On the Lower Mainland of BC and on the Island you find Canada’s Knotweed Central, and thus far the only provinces that seem to have escaped its Triffid-wrath seem to be Saskatchewan and Manitoba. Here on the Island you can see stretches of it along the Inland Island Highway, and elsewhere it has encroached on the shoreline, and wherever else it can take root, and that is something it does easily. Uproot the stuff and it comes back with a kamikaze vengeance. On the Mainland it has encroached on highway bridges, into the connections onto the Lion’s Gate and within Stanley Park. They have even found instances along Highway One where it has traveled underground and under blacktop to both sides of the highway. Yikes!
None of the effects here are as devastating as they have been in the UK where profligate knotweed growth has destroyed real estate values in some areas, and has literally ripped apart homes. Knotweed in your area? Good luck selling your home.
Ironically my grandmother had a clump of knotweed, which she saw as mock-bamboo (it is very bamboo-like in appearance) and she liked the plant. Baht was in the days before the stuff went mad and it was still sold in gardening centres as an ornamental accent plant because it grow so quickly and easily. And therein, of course, lies the problem with the stuff.
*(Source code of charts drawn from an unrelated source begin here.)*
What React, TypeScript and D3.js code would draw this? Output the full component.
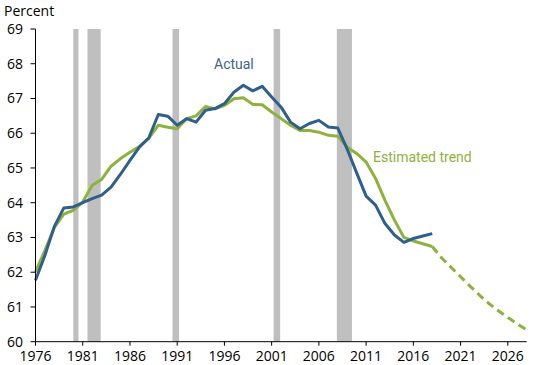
import React from 'react';
import * as d3 from 'd3';

const actualStart = 1976;
const actual = [61.77, 62.49, 63.32, 63.85, 63.88, 64.0, 64.12, 64.22, 64.45, 64.82, 65.22, 65.6, 65.87, 66.54, 66.49, 66.23, 66.42, 66.32, 66.66, 66.71, 66.85, 67.18, 67.38, 67.22, 67.35, 67.04, 66.75, 66.32, 66.13, 66.28, 66.37, 66.18, 66.15, 65.54, 64.86, 64.19, 63.93, 63.4, 63.07, 62.86, 62.97, 63.04, 63.11];
const trend = [62.01, 62.63, 63.29, 63.67, 63.78, 64.02, 64.5, 64.67, 65.05, 65.27, 65.45, 65.62, 65.85, 66.23, 66.17, 66.13, 66.42, 66.5, 66.77, 66.7, 66.8, 66.99, 67.02, 66.83, 66.82, 66.61, 66.42, 66.23, 66.08, 66.08, 66.03, 65.94, 65.91, 65.6, 65.42, 65.17, 64.7, 64.07, 63.5, 63.0, 62.9, 62.82, 62.74];
const projectionStart = 2018;
const projection = [62.74, 62.41, 62.14, 61.87, 61.6, 61.34, 61.1, 60.89, 60.7, 60.51, 60.34];
const recessions: [number, number][] = [[1980.0, 1980.55], [1981.5, 1982.9], [1990.5, 1991.2], [2001.2, 2001.9], [2007.9, 2009.5]];
const xTicks = [1976, 1981, 1986, 1991, 1996, 2001, 2006, 2011, 2016, 2021, 2026];
const yTicks = [60, 61, 62, 63, 64, 65, 66, 67, 68, 69];

const BLUE = '#2f5f8c';
const GREEN = '#8db33c';
const tickFont = '"Open Sans", "Noto Sans", sans-serif';
const labelFont = 'Roboto, sans-serif';

const App: React.FC = () => {
  const width = 550;
  const height = 365;

  const x = d3.scaleLinear().domain([1976, 2028]).range([35.5, 526.7]);
  const y = d3.scaleLinear().domain([60, 69]).range([341.7, 29]);

  const line = d3.line<[number, number]>()
    .x(d => x(d[0]))
    .y(d => y(d[1]))
    .curve(d3.curveLinear);

  const toPts = (start: number, vals: number[]) => vals.map((v, i) => [start + i, v] as [number, number]);

  return (
    <svg width={width} height={height} style={{ position: 'fixed', left: 0, top: 0, background: '#fff' }}>
      {recessions.map(([a, b], i) => (
        <rect key={i} x={x(a)} y={y(69)} width={x(b) - x(a)} height={y(60) - y(69)} fill="#bfbfbf" />
      ))}

      <path d={line(toPts(projectionStart, projection)) || ''} fill="none" stroke={GREEN} strokeWidth={3} strokeDasharray="8,5" />
      <path d={line(toPts(actualStart, trend)) || ''} fill="none" stroke={GREEN} strokeWidth={3} strokeLinejoin="round" />
      <path d={line(toPts(actualStart, actual)) || ''} fill="none" stroke={BLUE} strokeWidth={3} strokeLinejoin="round" />

      {/* axes */}
      <line x1={x(1976)} x2={x(1976)} y1={y(69)} y2={y(60)} stroke="#000" strokeWidth={1} />
      <line x1={x(1976)} x2={x(2028)} y1={y(60)} y2={y(60)} stroke="#000" strokeWidth={1} />
      {yTicks.map(t => (
        <g key={t}>
          <line x1={x(1976) - 5} x2={x(1976)} y1={y(t)} y2={y(t)} stroke="#000" />
          <text x={23} y={y(t)} dy="0.35em" textAnchor="end" fontFamily={tickFont} fontSize={14} fill="#000">{t}</text>
        </g>
      ))}
      {xTicks.map(t => (
        <g key={t}>
          <line x1={x(t)} x2={x(t)} y1={y(60)} y2={y(60) + 4} stroke="#000" />
          <text x={x(t)} y={361} textAnchor="middle" fontFamily={tickFont} fontSize={14} fill="#000">{t}</text>
        </g>
      ))}

      <text x={4} y={16} fontFamily={tickFont} fontSize={14} fill="#000">Percent</text>
      <text x={214} y={69} fontFamily={labelFont} fontSize={14} fill="#3c6484">Actual</text>
      <text x={373} y={162} fontFamily={labelFont} fontSize={14} fill={GREEN}>Estimated trend</text>
    </svg>
  );
};

export default App;
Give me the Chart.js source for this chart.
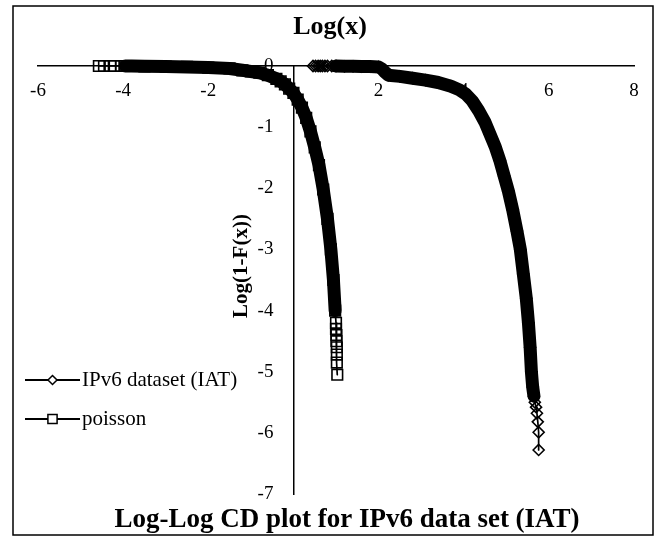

How to get rid of it if you have it? Excavating doesn’t work worth a damn; it only encourages more growth. What works? Well, you’ll have to swallow your ‘green’ instincts and haul out the heavy-duty herbicides like Roundup. Judiciously applied, it works. And if you object to such an unenvironmental approach and let the stuff propagate and sneak into your neighbors’ yard I guess you’ll have to live with the outcome. Likely not a ‘pretty’ outcome.
If Satan were a plant, knotweed would pretty much qualify.